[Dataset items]
□ □ □ □ □ □ □

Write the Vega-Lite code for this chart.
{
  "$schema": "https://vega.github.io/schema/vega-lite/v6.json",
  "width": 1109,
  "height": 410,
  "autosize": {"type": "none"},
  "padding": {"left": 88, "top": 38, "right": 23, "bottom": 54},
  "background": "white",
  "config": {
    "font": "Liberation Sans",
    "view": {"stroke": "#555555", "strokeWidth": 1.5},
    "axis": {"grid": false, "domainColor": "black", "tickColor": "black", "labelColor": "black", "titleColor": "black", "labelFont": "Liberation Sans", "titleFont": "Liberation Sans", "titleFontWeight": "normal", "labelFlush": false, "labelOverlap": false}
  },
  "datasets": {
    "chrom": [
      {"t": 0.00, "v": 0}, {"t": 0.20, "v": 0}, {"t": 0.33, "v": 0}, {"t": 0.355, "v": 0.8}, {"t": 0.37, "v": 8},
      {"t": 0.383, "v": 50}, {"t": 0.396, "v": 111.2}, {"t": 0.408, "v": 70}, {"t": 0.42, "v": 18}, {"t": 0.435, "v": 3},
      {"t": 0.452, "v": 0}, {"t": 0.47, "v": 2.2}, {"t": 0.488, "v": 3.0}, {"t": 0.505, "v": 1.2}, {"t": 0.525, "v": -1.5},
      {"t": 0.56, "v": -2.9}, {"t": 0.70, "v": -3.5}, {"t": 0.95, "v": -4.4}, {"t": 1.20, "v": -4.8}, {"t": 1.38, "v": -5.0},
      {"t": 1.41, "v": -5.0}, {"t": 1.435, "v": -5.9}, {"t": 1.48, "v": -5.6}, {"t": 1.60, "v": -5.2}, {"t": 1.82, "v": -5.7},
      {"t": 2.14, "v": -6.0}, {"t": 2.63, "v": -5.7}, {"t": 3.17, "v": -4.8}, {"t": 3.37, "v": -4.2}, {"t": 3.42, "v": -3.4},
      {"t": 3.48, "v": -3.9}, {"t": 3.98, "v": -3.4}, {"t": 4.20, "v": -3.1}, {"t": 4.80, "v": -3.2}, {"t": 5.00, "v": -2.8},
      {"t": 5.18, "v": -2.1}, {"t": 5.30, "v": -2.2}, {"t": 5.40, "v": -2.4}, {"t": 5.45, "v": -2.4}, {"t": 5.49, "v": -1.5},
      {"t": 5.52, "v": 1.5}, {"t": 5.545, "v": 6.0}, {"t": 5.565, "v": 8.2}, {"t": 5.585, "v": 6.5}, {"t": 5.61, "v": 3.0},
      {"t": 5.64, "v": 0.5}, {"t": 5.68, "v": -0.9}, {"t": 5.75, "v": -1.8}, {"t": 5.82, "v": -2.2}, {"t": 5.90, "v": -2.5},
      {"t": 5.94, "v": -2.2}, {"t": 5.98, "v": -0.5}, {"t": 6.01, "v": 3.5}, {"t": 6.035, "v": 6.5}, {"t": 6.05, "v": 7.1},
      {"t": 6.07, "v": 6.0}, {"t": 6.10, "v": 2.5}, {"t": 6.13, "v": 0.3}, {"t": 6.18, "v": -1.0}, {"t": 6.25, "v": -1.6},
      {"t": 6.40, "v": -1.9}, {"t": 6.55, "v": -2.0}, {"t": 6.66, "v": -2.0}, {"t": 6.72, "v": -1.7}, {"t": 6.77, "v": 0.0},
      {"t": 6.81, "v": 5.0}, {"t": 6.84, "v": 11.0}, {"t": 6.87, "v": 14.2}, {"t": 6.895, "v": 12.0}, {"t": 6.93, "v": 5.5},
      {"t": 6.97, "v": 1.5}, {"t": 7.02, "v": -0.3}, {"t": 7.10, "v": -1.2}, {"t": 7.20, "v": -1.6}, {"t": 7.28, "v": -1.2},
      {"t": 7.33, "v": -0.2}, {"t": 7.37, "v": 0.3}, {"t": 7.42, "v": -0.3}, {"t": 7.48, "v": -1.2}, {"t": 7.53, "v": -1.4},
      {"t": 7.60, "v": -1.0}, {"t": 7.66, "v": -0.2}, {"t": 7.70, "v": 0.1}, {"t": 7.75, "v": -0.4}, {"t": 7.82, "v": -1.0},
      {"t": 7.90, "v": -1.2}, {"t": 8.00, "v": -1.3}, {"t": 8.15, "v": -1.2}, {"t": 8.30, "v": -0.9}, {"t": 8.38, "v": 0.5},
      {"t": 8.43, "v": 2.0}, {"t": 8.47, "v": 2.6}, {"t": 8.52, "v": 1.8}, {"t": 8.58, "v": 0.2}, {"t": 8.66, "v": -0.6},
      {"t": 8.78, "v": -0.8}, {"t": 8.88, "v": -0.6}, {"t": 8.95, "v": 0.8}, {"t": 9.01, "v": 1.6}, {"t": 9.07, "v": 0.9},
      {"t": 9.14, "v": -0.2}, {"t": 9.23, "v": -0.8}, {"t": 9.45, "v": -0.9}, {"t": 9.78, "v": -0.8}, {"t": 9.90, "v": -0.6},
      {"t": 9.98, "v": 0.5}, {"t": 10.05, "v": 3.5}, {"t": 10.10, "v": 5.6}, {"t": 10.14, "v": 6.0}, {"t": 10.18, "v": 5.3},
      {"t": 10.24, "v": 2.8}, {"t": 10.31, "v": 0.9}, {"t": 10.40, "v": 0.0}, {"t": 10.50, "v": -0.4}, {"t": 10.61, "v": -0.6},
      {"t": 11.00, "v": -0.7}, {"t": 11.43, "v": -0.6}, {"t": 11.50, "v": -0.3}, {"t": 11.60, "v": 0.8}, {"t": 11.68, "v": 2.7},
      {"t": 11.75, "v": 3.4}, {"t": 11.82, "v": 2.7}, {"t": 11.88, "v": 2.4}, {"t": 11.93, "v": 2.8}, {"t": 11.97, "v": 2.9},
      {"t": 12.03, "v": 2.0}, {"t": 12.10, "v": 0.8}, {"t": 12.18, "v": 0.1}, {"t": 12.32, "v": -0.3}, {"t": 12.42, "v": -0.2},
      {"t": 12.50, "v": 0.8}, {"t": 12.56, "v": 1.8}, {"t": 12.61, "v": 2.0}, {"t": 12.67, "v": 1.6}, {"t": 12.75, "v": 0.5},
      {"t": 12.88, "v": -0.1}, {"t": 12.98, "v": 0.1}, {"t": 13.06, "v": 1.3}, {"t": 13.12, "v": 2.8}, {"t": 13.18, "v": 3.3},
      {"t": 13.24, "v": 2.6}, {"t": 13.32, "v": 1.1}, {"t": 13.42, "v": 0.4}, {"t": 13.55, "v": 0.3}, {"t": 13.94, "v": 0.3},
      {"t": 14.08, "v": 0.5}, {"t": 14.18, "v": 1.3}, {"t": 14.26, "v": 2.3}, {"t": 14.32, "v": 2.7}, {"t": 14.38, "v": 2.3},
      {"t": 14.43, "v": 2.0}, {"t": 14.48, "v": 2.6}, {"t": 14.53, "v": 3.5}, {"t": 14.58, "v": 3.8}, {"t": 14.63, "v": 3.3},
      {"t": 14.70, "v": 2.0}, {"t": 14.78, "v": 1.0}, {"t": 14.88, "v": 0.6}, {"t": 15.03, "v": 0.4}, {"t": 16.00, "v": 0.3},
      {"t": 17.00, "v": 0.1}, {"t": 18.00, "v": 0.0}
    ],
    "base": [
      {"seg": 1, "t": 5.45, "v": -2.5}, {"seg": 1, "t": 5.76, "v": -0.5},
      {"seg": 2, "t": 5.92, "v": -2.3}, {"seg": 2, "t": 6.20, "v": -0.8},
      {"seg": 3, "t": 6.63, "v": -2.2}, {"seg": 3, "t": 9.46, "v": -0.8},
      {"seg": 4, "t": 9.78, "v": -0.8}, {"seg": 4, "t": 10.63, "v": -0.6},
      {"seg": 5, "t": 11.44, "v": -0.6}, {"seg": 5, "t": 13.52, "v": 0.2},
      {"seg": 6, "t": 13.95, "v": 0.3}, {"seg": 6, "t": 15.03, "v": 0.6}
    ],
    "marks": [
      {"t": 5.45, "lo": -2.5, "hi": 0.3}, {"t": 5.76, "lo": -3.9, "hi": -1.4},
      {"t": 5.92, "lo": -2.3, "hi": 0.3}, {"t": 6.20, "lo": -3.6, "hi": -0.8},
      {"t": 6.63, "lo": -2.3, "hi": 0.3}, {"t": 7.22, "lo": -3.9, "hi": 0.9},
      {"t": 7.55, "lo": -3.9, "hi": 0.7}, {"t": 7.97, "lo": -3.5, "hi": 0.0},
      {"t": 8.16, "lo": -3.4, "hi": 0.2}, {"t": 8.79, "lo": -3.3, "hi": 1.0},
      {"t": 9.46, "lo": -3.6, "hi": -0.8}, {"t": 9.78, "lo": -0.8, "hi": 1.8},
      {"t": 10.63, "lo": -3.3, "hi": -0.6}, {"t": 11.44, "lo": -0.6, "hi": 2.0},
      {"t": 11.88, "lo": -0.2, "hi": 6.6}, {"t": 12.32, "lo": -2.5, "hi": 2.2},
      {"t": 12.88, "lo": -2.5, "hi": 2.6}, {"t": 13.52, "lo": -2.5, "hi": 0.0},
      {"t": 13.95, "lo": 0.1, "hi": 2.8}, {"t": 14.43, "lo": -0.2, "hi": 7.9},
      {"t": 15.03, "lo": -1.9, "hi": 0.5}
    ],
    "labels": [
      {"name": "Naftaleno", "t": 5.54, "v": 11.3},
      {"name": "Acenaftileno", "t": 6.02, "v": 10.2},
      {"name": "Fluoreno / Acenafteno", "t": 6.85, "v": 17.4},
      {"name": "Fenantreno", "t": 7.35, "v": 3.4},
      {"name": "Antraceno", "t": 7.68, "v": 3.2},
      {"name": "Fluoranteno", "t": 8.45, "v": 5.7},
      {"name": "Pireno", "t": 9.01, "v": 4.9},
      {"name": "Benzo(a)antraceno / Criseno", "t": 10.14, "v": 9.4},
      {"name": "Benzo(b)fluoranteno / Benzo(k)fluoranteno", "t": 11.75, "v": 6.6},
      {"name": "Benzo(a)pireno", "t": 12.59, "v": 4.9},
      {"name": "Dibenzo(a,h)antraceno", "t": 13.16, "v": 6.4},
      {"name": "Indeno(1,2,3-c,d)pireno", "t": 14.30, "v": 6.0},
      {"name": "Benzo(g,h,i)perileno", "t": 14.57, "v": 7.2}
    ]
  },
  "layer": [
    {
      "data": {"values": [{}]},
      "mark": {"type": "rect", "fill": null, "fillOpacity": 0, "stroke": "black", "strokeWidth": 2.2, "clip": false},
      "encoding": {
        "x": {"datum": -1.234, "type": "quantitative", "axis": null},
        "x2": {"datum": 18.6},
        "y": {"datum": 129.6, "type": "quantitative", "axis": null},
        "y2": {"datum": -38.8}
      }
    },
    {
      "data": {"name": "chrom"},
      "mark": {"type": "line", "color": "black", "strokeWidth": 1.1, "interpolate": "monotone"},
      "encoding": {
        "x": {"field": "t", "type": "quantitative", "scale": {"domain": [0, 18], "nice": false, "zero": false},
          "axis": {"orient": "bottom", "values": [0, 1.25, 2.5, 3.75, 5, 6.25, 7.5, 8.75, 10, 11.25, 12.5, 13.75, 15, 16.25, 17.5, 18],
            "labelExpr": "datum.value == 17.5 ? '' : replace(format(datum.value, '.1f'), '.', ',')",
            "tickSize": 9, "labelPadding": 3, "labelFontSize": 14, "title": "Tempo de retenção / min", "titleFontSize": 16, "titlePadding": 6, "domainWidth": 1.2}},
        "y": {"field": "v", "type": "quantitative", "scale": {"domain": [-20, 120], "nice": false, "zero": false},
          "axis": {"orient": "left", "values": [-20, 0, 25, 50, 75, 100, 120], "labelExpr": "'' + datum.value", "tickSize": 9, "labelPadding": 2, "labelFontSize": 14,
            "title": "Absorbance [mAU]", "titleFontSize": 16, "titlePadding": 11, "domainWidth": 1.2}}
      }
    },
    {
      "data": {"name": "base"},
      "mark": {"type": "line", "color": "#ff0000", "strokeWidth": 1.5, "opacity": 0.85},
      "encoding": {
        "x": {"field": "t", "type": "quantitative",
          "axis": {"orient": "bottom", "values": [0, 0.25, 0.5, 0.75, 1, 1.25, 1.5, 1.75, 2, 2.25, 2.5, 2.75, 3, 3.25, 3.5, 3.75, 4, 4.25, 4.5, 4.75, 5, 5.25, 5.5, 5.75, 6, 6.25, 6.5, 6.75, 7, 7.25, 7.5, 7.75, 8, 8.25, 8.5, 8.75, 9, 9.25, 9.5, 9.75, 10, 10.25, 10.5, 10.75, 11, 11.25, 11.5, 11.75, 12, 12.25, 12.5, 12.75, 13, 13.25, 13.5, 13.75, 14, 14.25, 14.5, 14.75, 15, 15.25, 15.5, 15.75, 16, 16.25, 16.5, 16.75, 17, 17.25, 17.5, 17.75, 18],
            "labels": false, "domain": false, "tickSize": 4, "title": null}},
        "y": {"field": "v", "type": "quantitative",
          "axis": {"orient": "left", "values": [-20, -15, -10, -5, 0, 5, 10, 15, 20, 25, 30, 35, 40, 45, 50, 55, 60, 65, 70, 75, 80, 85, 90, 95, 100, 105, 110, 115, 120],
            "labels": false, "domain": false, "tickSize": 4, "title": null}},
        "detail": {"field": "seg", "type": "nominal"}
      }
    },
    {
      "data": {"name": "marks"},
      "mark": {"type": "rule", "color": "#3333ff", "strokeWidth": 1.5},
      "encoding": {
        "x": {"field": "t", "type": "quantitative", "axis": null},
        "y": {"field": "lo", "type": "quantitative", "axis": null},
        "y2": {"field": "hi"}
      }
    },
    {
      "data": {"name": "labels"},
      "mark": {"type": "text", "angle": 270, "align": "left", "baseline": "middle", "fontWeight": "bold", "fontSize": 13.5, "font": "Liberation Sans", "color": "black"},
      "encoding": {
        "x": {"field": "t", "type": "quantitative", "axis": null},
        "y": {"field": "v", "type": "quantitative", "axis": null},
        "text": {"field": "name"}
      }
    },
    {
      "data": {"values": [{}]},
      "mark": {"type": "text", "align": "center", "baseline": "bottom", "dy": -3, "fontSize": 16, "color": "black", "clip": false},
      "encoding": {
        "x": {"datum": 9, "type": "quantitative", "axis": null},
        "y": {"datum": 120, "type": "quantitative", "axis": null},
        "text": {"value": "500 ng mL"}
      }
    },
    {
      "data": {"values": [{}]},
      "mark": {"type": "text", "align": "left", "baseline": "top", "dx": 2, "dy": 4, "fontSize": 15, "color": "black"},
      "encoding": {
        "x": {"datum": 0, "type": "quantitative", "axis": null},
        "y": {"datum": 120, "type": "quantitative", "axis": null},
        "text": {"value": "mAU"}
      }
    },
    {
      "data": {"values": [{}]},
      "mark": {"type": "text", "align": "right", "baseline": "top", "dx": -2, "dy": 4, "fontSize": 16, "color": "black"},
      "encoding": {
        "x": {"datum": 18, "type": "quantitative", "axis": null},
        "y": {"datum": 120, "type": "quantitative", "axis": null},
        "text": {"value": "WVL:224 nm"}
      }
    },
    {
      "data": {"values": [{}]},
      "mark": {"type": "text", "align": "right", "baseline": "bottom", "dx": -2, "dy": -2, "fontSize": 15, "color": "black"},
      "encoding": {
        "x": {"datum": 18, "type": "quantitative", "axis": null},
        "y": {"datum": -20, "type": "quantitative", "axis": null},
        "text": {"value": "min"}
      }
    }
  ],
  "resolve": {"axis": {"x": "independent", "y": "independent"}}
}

□ □ □ □ □ □ □

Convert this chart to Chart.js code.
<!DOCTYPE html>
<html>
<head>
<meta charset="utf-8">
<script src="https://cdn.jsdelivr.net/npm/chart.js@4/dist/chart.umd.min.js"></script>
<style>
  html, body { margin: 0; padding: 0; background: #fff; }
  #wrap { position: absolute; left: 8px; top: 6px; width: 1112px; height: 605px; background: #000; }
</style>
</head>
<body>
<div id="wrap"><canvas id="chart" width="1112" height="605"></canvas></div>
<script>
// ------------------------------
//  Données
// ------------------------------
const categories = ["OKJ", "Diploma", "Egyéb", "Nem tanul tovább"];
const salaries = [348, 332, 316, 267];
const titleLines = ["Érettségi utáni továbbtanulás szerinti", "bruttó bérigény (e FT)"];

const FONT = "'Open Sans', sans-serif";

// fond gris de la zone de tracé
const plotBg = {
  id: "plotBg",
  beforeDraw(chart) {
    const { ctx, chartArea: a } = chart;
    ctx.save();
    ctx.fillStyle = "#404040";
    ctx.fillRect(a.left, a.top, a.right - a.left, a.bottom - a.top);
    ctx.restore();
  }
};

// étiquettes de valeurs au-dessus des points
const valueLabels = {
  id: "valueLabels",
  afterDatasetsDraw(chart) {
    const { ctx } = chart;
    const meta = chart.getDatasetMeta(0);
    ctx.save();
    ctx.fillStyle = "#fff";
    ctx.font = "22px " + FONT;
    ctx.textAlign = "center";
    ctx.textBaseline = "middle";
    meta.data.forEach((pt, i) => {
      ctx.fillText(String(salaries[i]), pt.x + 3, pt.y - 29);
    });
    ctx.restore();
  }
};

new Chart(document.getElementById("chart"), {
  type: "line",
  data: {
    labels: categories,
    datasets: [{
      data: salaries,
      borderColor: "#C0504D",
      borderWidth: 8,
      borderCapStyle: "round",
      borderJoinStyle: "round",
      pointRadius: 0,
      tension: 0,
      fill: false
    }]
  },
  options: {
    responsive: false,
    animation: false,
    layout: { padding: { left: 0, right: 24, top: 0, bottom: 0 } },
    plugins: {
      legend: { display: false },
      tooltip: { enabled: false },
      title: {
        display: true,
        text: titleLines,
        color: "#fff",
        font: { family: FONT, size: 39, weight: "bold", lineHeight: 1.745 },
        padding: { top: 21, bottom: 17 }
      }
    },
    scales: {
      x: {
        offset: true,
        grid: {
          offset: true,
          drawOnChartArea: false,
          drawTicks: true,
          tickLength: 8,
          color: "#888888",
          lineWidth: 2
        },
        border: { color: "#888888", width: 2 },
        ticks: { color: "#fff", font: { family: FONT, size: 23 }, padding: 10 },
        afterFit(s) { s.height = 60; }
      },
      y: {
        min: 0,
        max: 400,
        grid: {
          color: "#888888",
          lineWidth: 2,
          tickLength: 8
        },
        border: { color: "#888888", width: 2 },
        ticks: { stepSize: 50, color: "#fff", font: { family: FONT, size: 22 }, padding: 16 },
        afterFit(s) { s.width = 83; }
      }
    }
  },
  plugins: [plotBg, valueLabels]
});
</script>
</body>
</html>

□ □ □ □ □ □ □

Which lines contain "code"? Copy each of them out.

Answer below -
Write the Vega-Lite code for this chart.
Convert this chart to Chart.js code.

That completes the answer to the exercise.